We’re having a Post-Critical moment, according to Rex Butler. And according to the IMA in Brisbane Scott Redford and Michael Zavros are currently sharing this moment. Strangely then the exhibition is entitled Scott Redford vs. Michael Zavros. Redford is somehow placed against Zavros in terms of their shared ‘post-critical’ turn.
The opening text does little to explain the competitive title, rather adding to the confusion with several vague statements on what each artist is meant to be doing. It’s a little unfair on the artists, as both have their practices simplified in this text, and it does not encourage a deeper reading.
It is unusual for a gallery to berate the art that it is showing, and certainly not helpful to confuse the viewer in the first wall-text. The reason for Redford and Zavros being squared off against each other is unclear as the text makes it readily apparent that if anything, they should be on the same team.
But that is only if that first wall text were valid. The post-critical period that Butler suggests does not apply to Zavros or Redford. Art is critical by its very nature, art that is not critical is better known as craft. Art is shown in galleries and museums because it is part of a critical discourse that artists have continued for centuries, if it has nothing to say it has no place in a gallery.
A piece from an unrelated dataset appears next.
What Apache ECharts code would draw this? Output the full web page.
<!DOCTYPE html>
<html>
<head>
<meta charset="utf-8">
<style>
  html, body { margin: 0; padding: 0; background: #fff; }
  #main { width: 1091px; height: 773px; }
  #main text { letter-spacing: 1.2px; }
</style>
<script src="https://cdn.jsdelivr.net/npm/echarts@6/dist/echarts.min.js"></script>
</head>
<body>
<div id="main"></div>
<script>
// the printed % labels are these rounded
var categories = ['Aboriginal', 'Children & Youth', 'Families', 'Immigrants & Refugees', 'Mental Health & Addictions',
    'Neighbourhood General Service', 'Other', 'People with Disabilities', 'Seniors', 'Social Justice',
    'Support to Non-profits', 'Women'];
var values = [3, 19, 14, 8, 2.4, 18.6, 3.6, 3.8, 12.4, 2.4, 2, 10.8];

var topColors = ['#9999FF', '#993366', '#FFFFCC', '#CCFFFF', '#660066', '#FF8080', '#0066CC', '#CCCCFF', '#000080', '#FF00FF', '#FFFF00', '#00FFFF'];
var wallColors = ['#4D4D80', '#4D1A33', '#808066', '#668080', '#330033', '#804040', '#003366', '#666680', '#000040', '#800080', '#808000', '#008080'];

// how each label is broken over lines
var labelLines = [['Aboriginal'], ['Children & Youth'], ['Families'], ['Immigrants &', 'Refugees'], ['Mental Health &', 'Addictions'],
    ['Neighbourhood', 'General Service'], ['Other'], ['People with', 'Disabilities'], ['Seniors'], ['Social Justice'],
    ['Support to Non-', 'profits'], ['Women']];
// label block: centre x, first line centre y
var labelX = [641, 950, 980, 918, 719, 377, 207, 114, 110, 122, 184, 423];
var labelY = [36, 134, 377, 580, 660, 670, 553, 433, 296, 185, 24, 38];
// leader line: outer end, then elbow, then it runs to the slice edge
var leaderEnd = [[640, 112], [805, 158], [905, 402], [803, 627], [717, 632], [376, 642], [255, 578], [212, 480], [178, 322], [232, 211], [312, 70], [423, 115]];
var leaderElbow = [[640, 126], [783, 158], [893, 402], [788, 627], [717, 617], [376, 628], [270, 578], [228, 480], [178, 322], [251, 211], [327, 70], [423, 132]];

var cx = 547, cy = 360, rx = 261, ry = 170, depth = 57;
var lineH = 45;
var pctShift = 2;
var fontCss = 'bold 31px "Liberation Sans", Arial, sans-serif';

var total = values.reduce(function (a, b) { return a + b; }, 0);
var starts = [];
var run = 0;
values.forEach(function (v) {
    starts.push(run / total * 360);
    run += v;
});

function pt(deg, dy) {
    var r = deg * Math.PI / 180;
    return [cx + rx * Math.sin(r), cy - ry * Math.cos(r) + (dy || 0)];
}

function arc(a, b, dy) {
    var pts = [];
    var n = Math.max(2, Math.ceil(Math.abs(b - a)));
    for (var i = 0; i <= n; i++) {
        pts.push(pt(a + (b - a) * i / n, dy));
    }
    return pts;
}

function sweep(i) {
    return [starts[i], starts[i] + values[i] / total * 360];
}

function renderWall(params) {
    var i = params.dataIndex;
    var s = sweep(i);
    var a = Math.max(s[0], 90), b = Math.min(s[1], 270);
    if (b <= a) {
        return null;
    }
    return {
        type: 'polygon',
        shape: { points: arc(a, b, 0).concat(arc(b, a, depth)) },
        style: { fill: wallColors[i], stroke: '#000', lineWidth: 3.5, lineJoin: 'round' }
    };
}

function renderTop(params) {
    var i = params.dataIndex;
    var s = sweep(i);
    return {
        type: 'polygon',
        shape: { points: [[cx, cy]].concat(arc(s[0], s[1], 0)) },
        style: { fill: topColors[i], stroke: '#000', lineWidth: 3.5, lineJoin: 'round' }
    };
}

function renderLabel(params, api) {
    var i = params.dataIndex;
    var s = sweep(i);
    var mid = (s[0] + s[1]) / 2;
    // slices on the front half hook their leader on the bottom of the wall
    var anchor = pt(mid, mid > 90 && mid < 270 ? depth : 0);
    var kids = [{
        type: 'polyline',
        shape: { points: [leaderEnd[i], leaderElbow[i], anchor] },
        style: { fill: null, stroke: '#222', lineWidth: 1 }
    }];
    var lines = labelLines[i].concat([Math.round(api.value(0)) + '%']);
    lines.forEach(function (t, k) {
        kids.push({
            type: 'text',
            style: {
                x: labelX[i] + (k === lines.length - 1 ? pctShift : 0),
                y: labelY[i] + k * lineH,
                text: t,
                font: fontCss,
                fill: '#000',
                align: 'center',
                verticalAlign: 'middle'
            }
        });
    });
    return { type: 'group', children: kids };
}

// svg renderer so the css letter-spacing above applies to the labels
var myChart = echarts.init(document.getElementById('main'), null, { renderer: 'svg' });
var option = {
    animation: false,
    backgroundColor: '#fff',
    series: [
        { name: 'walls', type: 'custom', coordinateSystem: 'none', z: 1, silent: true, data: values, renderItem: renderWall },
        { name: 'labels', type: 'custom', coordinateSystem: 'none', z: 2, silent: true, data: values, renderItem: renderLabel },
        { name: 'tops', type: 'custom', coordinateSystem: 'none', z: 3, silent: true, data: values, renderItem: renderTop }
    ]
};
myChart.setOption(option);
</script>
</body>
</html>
But the exhibition is in a gallery, and it does have something to say. The opening text, for all of its flaws, does get something right in suggesting that both artists’ practices are post-Warholian. The whole of Pop Art existed as a critical reaction to the excessive, consumer driven capitalist society dominant at the time. It’s the continuation of those circumstances, especially in places like the Gold Coast that have allowed for Redford and Zavros to remain relevant. Zavros’ fascination with surface, the shiny, alluring iconography all perfectly rendered in paint takes little to be translated as metaphor for the attitudes he invokes. Redford sits somewhere between Warhol and Jeff Koons making art of the everyday, but avoids the extra step by not making it part of the everyday.
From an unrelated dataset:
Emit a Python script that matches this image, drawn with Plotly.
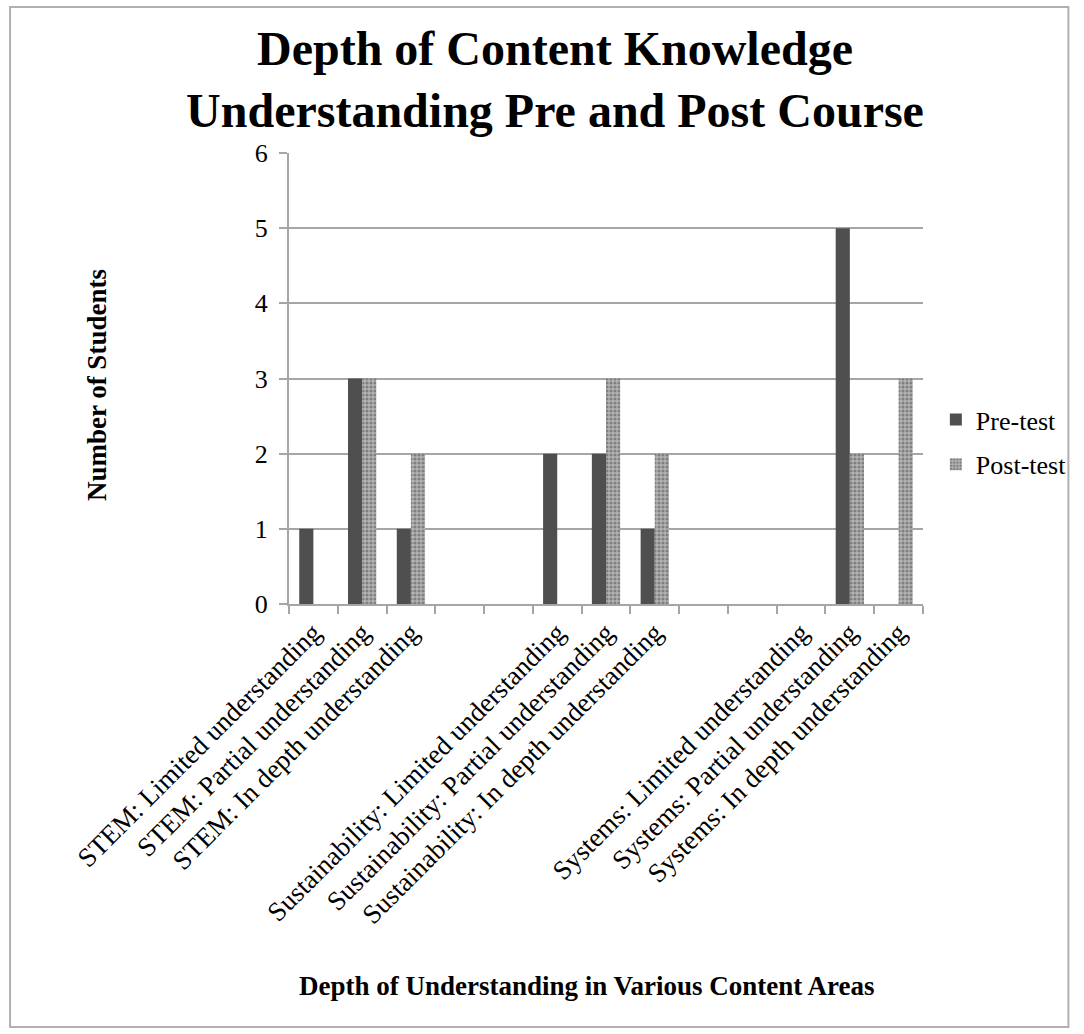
import plotly.graph_objects as go

categories = [
    "STEM: Limited understanding",
    "STEM: Partial understanding",
    "STEM: In depth understanding",
    " ",
    "  ",
    "Sustainability: Limited understanding",
    "Sustainability: Partial understanding",
    "Sustainability: In depth understanding",
    "   ",
    "    ",
    "Systems: Limited understanding",
    "Systems: Partial understanding",
    "Systems: In depth understanding",
]
pre_test = [1, 3, 1, None, None, 2, 2, 1, None, None, 0, 5, 0]
post_test = [0, 3, 2, None, None, 0, 3, 2, None, None, 0, 2, 3]
y_ticks = [0, 1, 2, 3, 4, 5, 6]

FONT = "Liberation Serif"
GRID = "#a6a6a6"

fig = go.Figure()
fig.add_trace(go.Bar(
    x=categories, y=pre_test, name="Pre-test",
    marker=dict(color="#4f4f4f", line=dict(width=0)),
    legendgroup="a",
))
fig.add_trace(go.Bar(
    x=categories, y=post_test, name="Post-test",
    marker=dict(color="#b4b4b4", line=dict(width=0),
                pattern=dict(shape=".", fgcolor="#4a4a4a", size=4, solidity=0.5)),
    legendgroup="b",
))

# page-level sizes (pixels)
W, H = 1084, 1034
L, R, T, B = 289, 154, 153, 430
pw, ph = W - L - R, H - T - B

def px_x(px):
    return (px - L) / pw

def px_y(py):
    return (H - B - py) / ph

fig.update_layout(
    width=W, height=H,
    margin=dict(l=L, r=R, t=T, b=B),
    paper_bgcolor="white", plot_bgcolor="white",
    font=dict(family=FONT, size=26, color="black"),
    barmode="group", bargap=0.42, bargroupgap=0,
    title=dict(
        text="Depth of Content Knowledge<br>Understanding Pre and Post Course",
        font=dict(family=FONT, size=48, color="black", weight="bold"),
        x=555 / W, xanchor="center", xref="container",
        y=1 - 65 / H, yanchor="middle", yref="container",
    ),
    showlegend=True,
    legend=dict(
        x=px_x(943), xanchor="left", y=px_y(396), yanchor="top",
        font=dict(family=FONT, size=26, color="black"),
        traceorder="grouped", tracegroupgap=8,
        bgcolor="rgba(0,0,0,0)", itemwidth=30,
    ),
    xaxis=dict(
        type="category", categoryorder="array", categoryarray=categories,
        tickson="boundaries", ticks="outside", ticklen=8, tickwidth=2, tickcolor=GRID,
        showline=True, linecolor=GRID, linewidth=2, showgrid=False,
        tickangle=-45, tickfont=dict(family=FONT, size=27),
        automargin=False, range=[-0.5, 12.5],
    ),
    yaxis=dict(
        range=[0, 6], tickvals=y_ticks, ticks="outside", ticklen=8, tickwidth=2,
        tickcolor=GRID, showline=True, linecolor=GRID, linewidth=2,
        showgrid=True, gridcolor=GRID, gridwidth=2, zeroline=False,
        tickfont=dict(family=FONT, size=26), ticklabelstandoff=6,
        automargin=False,
    ),
    annotations=[
        dict(text="Number of Students", textangle=-90, showarrow=False,
             xref="paper", yref="paper", x=px_x(95), y=px_y(385),
             xanchor="center", yanchor="middle",
             font=dict(family=FONT, size=27, weight="bold")),
        dict(text="Depth of Understanding in Various Content Areas", showarrow=False,
             xref="paper", yref="paper", x=px_x(590), y=px_y(986),
             xanchor="center", yanchor="middle",
             font=dict(family=FONT, size=27, weight="bold")),
    ],
    shapes=[
        dict(type="rect", xref="paper", yref="paper",
             x0=px_x(7), x1=px_x(1077), y0=px_y(1027), y1=px_y(7),
             line=dict(color="#b0b0b0", width=2), fillcolor="rgba(0,0,0,0)",
             layer="below"),
    ],
)

fig.write_html("out.html")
There is an interesting dialogue that occurs between the works of Zavros and Redford, although Zavros focuses on excessive wealth, or as the text puts it “refinement, privilege, and perfection.” Redford on the other hand favours, “youth and pop-culture”. Occasionally the two intersect. Again, I wouldn’t say one comes out over the other, but that something new is created. They don’t really oppose one another; the title is just an unfortunate red herring. The person Redford and Zavros should be picking a fight with is the curator Robert Leonard. But perhaps they are all in on it together, having made a straw man that forces the viewer to engage, where otherwise they would have walked straight by to the Shaun Gladwell exhibition next door.